Given instruction: Find, in the records below, the line that contains "Convert this chart to Chart.js code." and the line that contains "0.990, 1.0, 1.0];". Copy those two lines and everything between them exactly, but not the pictures.

Material:

>>>

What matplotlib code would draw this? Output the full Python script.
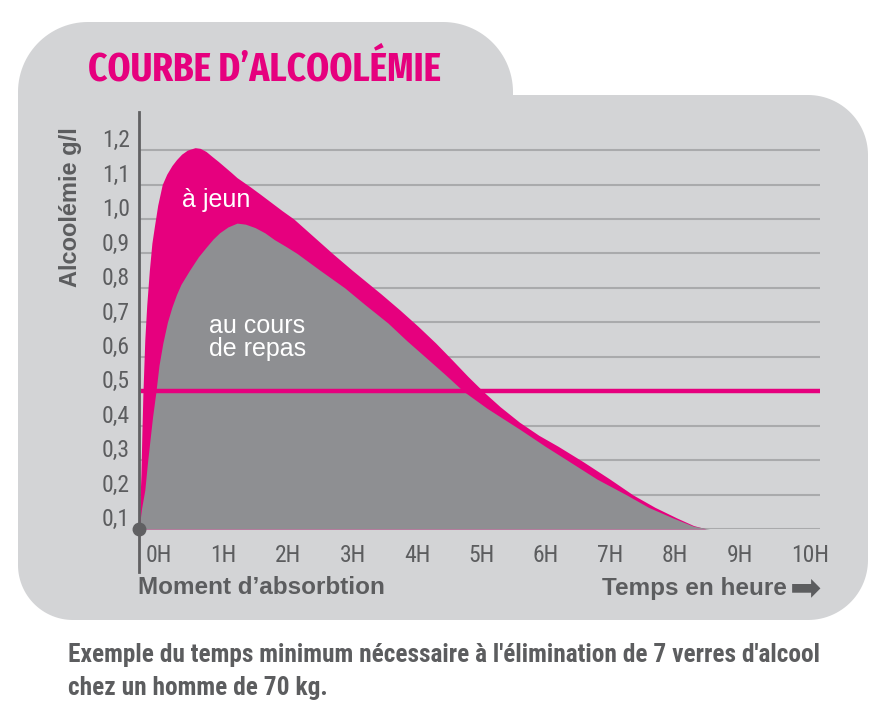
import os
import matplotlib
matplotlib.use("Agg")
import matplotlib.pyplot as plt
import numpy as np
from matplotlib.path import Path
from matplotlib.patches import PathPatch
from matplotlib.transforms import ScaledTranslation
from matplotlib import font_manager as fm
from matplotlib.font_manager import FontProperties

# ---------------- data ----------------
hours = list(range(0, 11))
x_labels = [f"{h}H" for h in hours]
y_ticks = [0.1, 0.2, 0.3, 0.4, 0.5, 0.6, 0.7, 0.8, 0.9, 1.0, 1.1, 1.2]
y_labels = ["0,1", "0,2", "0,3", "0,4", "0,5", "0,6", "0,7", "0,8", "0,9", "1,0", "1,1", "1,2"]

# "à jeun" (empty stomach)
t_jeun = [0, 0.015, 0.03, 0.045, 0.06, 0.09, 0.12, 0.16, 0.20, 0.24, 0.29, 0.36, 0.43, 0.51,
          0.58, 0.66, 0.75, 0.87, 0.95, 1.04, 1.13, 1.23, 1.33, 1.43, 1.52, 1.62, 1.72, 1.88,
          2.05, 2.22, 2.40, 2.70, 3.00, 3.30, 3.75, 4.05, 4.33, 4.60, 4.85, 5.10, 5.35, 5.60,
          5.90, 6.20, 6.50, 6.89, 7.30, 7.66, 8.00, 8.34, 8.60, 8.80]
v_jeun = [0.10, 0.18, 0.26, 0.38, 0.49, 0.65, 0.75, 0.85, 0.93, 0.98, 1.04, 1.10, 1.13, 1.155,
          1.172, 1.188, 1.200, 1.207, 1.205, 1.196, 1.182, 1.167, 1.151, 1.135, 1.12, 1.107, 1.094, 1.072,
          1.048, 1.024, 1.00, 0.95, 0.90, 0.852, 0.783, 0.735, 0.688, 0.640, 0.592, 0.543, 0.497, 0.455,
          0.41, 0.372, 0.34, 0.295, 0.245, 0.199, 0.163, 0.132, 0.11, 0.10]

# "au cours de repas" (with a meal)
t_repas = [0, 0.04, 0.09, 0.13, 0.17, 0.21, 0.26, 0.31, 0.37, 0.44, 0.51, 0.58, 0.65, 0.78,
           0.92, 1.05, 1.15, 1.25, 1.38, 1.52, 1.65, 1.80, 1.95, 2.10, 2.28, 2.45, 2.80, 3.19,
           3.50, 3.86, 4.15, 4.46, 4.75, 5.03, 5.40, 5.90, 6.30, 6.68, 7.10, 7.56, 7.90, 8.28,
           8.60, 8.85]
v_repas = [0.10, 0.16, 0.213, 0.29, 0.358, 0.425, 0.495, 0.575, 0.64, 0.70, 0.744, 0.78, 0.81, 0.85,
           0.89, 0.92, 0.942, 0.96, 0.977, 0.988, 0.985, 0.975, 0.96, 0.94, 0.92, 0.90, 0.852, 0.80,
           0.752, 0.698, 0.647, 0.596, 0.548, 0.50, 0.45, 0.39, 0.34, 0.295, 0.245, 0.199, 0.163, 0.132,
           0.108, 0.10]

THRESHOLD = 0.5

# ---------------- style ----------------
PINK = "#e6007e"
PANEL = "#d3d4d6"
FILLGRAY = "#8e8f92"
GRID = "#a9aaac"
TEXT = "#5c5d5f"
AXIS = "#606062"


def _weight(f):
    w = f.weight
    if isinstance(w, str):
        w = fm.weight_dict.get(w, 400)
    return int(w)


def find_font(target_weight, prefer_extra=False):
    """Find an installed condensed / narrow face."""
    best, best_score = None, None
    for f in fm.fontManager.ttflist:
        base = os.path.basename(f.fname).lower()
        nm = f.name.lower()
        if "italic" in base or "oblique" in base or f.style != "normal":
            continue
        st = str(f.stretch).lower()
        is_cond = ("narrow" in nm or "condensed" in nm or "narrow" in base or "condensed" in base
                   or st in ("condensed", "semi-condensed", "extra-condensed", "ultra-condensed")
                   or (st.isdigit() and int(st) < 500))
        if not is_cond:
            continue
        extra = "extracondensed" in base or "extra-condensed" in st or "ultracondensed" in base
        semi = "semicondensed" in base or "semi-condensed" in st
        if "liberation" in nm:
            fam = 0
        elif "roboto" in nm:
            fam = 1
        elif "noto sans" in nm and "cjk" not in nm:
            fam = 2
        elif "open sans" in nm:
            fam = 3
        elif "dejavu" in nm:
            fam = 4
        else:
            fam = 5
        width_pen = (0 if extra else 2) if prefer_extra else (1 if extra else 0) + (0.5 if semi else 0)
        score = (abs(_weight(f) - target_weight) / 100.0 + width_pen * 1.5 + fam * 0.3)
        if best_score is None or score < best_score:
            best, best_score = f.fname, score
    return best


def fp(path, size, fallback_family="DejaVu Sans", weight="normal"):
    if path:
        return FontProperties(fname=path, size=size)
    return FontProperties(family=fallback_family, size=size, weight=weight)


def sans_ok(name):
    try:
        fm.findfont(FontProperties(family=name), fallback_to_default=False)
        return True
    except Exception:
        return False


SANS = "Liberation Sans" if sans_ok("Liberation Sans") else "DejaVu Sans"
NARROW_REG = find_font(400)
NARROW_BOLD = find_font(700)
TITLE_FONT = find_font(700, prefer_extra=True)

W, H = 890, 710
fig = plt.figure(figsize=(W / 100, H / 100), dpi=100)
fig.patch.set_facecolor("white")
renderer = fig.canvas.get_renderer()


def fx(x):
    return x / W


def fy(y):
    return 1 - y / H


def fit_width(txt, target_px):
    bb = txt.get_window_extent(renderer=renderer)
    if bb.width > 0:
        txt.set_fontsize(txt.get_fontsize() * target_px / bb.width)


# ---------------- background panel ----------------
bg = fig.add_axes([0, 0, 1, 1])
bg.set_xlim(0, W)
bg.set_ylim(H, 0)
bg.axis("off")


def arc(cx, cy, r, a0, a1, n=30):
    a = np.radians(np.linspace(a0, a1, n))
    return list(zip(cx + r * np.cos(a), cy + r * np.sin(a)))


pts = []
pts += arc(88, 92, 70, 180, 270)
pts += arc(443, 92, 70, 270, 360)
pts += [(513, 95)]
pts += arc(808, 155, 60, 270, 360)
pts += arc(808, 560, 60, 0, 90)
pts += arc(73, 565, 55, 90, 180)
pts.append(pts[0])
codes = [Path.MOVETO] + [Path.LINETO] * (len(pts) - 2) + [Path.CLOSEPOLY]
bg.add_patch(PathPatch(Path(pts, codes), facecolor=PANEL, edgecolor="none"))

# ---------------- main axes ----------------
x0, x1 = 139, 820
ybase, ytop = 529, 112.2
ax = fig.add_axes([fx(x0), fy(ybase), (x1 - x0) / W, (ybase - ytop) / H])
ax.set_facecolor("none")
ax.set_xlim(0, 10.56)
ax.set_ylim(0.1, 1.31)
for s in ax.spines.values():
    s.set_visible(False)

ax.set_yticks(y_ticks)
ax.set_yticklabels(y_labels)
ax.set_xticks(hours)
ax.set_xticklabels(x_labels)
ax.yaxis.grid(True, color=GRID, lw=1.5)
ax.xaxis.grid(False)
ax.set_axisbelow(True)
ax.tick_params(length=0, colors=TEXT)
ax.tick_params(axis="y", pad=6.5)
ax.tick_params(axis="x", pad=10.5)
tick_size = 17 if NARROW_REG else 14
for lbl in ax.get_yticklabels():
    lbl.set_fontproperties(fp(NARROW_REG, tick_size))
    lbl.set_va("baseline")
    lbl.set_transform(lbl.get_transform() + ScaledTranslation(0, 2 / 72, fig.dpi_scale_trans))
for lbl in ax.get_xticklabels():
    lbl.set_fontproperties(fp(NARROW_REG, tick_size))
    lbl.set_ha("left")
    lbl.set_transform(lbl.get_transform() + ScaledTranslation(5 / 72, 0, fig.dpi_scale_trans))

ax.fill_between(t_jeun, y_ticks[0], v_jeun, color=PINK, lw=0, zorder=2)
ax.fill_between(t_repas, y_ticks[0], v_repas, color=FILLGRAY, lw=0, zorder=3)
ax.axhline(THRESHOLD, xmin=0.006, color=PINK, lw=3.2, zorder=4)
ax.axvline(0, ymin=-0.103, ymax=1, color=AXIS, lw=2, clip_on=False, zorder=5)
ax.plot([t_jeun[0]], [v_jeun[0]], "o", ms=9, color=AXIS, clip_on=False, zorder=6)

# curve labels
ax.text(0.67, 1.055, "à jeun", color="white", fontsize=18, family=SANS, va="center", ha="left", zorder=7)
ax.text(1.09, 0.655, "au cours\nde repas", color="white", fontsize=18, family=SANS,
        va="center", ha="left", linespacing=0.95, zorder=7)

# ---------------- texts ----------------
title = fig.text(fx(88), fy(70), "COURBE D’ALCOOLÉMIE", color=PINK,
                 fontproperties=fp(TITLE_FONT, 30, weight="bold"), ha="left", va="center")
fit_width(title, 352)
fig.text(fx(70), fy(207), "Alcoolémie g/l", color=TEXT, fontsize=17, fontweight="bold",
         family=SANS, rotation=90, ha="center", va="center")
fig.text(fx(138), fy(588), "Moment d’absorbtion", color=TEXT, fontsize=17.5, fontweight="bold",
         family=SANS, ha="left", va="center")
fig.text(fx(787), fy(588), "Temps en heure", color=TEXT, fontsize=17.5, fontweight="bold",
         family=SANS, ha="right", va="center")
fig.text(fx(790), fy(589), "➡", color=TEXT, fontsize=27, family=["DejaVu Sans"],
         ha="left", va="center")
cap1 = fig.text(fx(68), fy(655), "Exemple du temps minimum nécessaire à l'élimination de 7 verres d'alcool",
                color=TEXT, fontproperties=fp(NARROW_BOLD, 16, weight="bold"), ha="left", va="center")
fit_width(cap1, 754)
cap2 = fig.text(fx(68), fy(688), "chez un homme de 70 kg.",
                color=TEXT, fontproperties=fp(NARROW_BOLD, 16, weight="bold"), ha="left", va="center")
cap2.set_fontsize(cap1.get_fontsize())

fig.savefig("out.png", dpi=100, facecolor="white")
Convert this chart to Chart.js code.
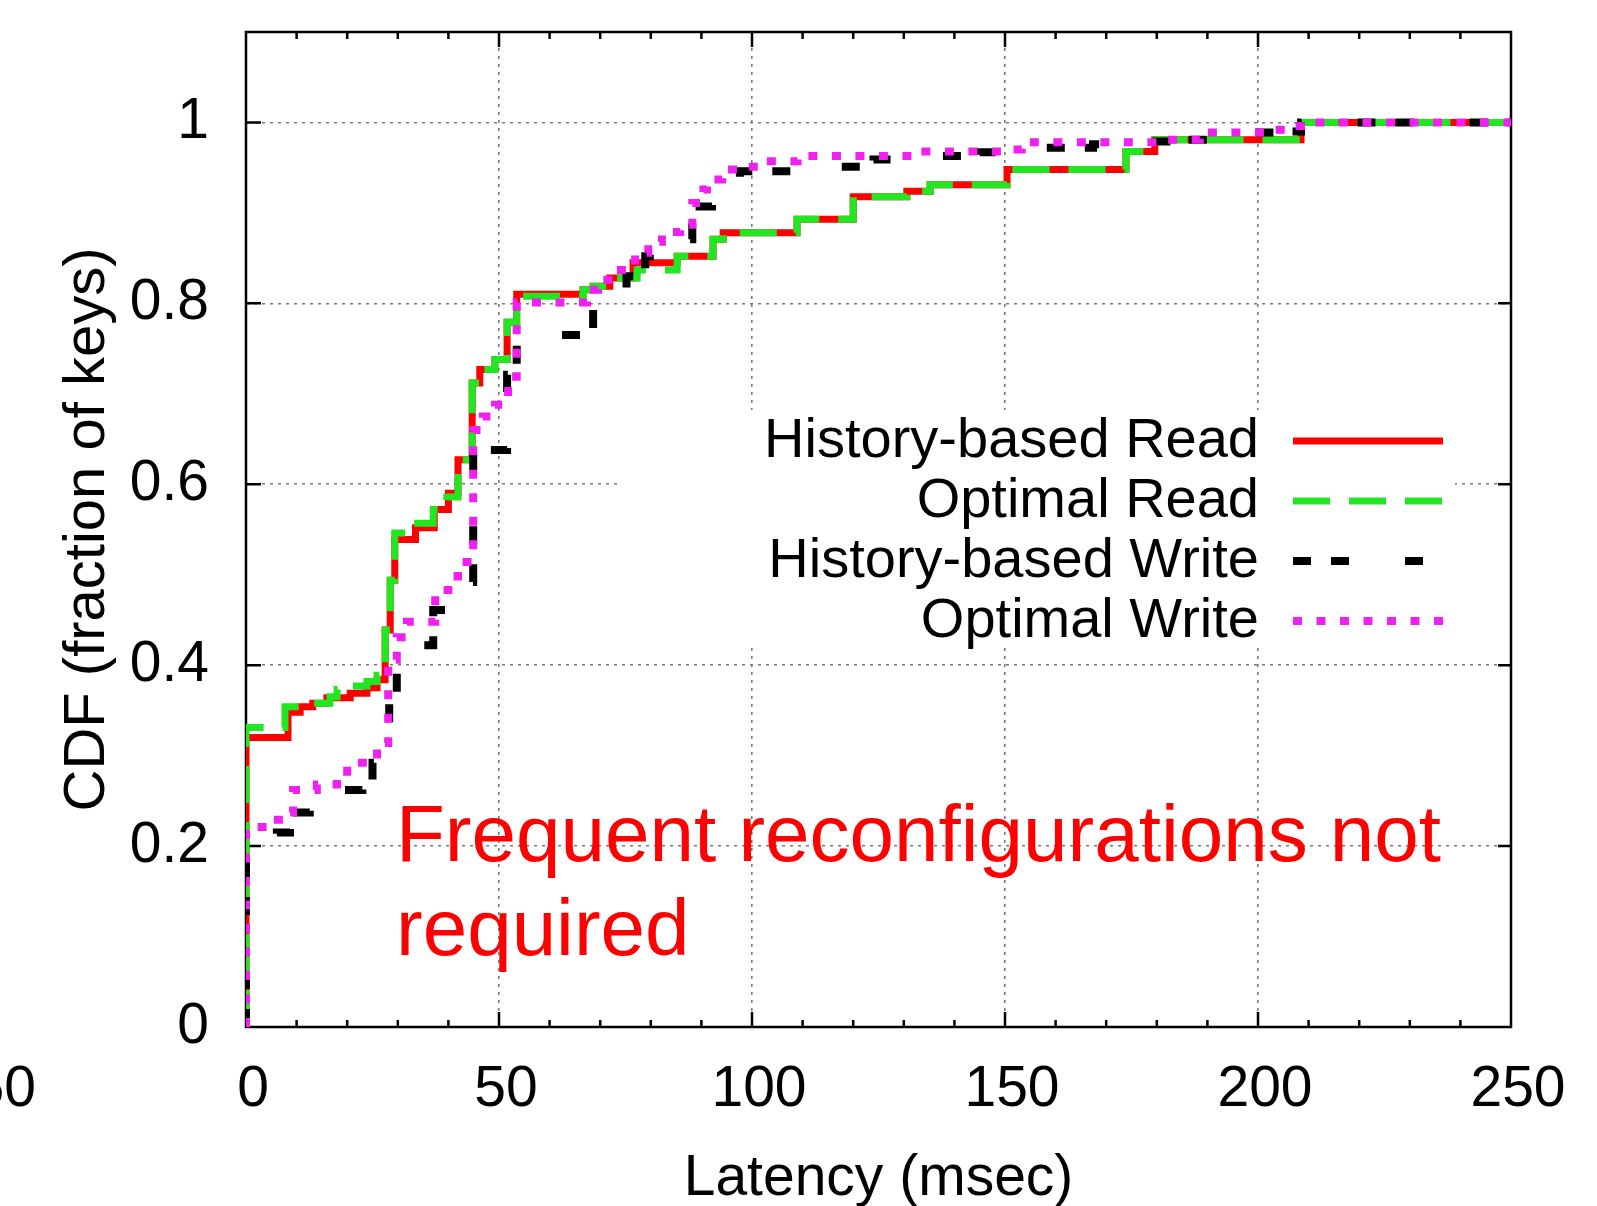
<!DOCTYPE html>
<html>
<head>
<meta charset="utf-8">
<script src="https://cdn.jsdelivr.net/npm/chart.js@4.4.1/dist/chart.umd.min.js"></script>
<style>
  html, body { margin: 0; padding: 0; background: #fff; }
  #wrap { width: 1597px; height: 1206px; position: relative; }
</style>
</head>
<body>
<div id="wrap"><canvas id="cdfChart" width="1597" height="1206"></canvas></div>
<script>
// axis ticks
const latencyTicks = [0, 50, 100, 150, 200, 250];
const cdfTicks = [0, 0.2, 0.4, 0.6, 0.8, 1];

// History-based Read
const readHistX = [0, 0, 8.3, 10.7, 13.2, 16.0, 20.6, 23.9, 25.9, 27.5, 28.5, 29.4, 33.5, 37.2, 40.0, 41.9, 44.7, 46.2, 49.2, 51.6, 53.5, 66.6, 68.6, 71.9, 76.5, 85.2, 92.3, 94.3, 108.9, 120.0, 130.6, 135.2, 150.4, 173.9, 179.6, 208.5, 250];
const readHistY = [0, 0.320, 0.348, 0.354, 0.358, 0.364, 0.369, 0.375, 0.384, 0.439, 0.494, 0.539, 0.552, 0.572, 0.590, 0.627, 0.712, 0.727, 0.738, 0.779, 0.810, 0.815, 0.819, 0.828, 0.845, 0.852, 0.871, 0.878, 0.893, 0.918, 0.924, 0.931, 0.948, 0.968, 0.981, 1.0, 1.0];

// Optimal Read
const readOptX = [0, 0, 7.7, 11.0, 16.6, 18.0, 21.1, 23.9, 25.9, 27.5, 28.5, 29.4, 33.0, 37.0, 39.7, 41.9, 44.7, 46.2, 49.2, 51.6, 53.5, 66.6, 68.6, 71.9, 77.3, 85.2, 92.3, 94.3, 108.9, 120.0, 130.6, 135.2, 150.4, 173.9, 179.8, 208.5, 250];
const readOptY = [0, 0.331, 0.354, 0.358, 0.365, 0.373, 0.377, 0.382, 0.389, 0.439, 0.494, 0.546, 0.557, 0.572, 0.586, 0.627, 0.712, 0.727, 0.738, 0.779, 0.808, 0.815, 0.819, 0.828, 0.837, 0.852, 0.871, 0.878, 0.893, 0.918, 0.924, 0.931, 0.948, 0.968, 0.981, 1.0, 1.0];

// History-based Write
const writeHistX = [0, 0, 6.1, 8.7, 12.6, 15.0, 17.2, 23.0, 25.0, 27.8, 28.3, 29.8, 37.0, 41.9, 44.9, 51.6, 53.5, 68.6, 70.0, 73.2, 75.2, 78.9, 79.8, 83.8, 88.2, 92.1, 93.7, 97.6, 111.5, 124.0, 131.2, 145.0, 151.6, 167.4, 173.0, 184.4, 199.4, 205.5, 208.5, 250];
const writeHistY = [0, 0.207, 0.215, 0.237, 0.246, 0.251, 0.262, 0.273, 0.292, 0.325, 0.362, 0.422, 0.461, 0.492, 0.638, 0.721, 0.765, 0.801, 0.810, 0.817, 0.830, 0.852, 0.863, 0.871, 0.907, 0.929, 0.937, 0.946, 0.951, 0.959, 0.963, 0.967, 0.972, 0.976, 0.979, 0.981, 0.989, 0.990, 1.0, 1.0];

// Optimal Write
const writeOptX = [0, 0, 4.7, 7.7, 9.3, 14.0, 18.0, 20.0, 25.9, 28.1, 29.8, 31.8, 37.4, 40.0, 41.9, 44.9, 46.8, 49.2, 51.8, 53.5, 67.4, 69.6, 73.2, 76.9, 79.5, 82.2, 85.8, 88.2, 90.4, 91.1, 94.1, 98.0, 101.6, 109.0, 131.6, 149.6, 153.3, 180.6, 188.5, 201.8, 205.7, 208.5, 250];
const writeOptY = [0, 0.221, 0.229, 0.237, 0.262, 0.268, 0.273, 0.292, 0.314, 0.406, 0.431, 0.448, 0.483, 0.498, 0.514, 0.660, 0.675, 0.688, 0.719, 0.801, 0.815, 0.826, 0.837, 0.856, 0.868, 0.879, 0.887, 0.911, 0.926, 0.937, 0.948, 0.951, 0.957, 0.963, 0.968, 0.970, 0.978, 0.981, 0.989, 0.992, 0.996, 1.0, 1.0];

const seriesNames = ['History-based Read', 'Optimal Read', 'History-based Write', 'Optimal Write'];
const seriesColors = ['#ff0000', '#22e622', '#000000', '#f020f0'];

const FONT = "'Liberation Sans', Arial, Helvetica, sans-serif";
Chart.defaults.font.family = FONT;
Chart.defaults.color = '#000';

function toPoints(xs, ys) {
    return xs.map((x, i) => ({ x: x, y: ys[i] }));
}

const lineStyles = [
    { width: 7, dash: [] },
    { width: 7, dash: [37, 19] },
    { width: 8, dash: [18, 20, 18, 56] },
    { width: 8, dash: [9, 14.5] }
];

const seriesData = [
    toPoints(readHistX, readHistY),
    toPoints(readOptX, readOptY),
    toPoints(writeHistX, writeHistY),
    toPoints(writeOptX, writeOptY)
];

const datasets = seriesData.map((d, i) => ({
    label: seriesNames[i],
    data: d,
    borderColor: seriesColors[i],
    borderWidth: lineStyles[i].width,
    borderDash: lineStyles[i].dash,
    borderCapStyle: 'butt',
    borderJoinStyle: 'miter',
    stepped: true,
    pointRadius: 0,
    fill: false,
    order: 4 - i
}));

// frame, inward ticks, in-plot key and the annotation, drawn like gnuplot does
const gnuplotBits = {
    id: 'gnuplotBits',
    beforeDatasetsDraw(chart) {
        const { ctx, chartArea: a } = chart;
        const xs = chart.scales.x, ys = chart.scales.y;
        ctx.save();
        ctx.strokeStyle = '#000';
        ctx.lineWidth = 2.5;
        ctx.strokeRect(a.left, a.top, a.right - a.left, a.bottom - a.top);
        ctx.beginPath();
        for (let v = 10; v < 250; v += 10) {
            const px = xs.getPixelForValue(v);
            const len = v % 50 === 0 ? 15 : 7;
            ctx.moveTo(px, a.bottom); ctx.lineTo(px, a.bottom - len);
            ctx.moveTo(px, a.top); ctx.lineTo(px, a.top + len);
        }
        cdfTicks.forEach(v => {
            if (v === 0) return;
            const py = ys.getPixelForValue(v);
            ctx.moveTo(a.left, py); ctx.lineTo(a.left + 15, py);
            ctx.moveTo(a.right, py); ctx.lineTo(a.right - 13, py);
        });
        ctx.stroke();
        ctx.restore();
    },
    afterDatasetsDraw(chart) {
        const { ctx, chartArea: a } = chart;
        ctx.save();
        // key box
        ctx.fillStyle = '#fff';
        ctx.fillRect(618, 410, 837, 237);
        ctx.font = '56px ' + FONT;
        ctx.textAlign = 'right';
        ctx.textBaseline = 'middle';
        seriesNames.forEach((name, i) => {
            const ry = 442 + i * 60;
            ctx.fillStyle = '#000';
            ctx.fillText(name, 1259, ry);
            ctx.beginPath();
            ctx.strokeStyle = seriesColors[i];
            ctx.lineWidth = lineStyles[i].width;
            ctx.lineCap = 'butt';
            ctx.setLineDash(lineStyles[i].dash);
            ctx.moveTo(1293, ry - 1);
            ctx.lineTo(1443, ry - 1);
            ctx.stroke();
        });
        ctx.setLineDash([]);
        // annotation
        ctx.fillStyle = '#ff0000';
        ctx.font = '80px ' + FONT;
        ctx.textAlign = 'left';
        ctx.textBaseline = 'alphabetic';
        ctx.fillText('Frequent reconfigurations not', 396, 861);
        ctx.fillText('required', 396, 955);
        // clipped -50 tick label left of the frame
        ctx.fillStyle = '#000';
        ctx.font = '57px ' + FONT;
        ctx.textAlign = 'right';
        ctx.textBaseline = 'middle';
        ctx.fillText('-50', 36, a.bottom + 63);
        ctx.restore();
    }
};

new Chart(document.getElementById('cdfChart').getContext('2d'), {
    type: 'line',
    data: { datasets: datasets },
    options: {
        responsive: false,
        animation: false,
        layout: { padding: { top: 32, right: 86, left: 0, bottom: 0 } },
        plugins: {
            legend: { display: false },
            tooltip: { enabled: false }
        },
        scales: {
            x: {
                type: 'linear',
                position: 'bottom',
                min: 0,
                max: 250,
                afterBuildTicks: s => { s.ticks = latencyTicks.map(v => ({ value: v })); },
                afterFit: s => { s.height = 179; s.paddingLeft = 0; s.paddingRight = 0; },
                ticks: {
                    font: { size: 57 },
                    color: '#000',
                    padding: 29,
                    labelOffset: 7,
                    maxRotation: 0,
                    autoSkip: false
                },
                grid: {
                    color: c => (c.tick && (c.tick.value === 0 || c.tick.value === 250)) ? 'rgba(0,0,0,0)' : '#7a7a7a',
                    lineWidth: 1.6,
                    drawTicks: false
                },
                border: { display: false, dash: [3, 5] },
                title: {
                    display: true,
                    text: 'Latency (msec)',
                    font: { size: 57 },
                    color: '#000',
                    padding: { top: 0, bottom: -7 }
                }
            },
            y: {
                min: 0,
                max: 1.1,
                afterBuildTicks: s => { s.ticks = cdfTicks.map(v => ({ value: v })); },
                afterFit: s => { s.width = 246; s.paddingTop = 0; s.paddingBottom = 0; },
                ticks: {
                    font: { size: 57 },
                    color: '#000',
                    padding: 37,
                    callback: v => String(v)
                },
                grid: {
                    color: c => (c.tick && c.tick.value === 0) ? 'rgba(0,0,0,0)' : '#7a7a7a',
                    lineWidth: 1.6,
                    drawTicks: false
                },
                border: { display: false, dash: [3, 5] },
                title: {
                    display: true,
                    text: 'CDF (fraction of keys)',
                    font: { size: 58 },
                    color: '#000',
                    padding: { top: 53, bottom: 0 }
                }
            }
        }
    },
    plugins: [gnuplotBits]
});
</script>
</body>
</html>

<<<

Reply:
Convert this chart to Chart.js code.
<!DOCTYPE html>
<html>
<head>
<meta charset="utf-8">
<script src="https://cdn.jsdelivr.net/npm/chart.js@4.4.1/dist/chart.umd.min.js"></script>
<style>
  html, body { margin: 0; padding: 0; background: #fff; }
  #wrap { width: 1597px; height: 1206px; position: relative; }
</style>
</head>
<body>
<div id="wrap"><canvas id="cdfChart" width="1597" height="1206"></canvas></div>
<script>
// axis ticks
const latencyTicks = [0, 50, 100, 150, 200, 250];
const cdfTicks = [0, 0.2, 0.4, 0.6, 0.8, 1];

// History-based Read
const readHistX = [0, 0, 8.3, 10.7, 13.2, 16.0, 20.6, 23.9, 25.9, 27.5, 28.5, 29.4, 33.5, 37.2, 40.0, 41.9, 44.7, 46.2, 49.2, 51.6, 53.5, 66.6, 68.6, 71.9, 76.5, 85.2, 92.3, 94.3, 108.9, 120.0, 130.6, 135.2, 150.4, 173.9, 179.6, 208.5, 250];
const readHistY = [0, 0.320, 0.348, 0.354, 0.358, 0.364, 0.369, 0.375, 0.384, 0.439, 0.494, 0.539, 0.552, 0.572, 0.590, 0.627, 0.712, 0.727, 0.738, 0.779, 0.810, 0.815, 0.819, 0.828, 0.845, 0.852, 0.871, 0.878, 0.893, 0.918, 0.924, 0.931, 0.948, 0.968, 0.981, 1.0, 1.0];

// Optimal Read
const readOptX = [0, 0, 7.7, 11.0, 16.6, 18.0, 21.1, 23.9, 25.9, 27.5, 28.5, 29.4, 33.0, 37.0, 39.7, 41.9, 44.7, 46.2, 49.2, 51.6, 53.5, 66.6, 68.6, 71.9, 77.3, 85.2, 92.3, 94.3, 108.9, 120.0, 130.6, 135.2, 150.4, 173.9, 179.8, 208.5, 250];
const readOptY = [0, 0.331, 0.354, 0.358, 0.365, 0.373, 0.377, 0.382, 0.389, 0.439, 0.494, 0.546, 0.557, 0.572, 0.586, 0.627, 0.712, 0.727, 0.738, 0.779, 0.808, 0.815, 0.819, 0.828, 0.837, 0.852, 0.871, 0.878, 0.893, 0.918, 0.924, 0.931, 0.948, 0.968, 0.981, 1.0, 1.0];

// History-based Write
const writeHistX = [0, 0, 6.1, 8.7, 12.6, 15.0, 17.2, 23.0, 25.0, 27.8, 28.3, 29.8, 37.0, 41.9, 44.9, 51.6, 53.5, 68.6, 70.0, 73.2, 75.2, 78.9, 79.8, 83.8, 88.2, 92.1, 93.7, 97.6, 111.5, 124.0, 131.2, 145.0, 151.6, 167.4, 173.0, 184.4, 199.4, 205.5, 208.5, 250];
const writeHistY = [0, 0.207, 0.215, 0.237, 0.246, 0.251, 0.262, 0.273, 0.292, 0.325, 0.362, 0.422, 0.461, 0.492, 0.638, 0.721, 0.765, 0.801, 0.810, 0.817, 0.830, 0.852, 0.863, 0.871, 0.907, 0.929, 0.937, 0.946, 0.951, 0.959, 0.963, 0.967, 0.972, 0.976, 0.979, 0.981, 0.989, 0.990, 1.0, 1.0];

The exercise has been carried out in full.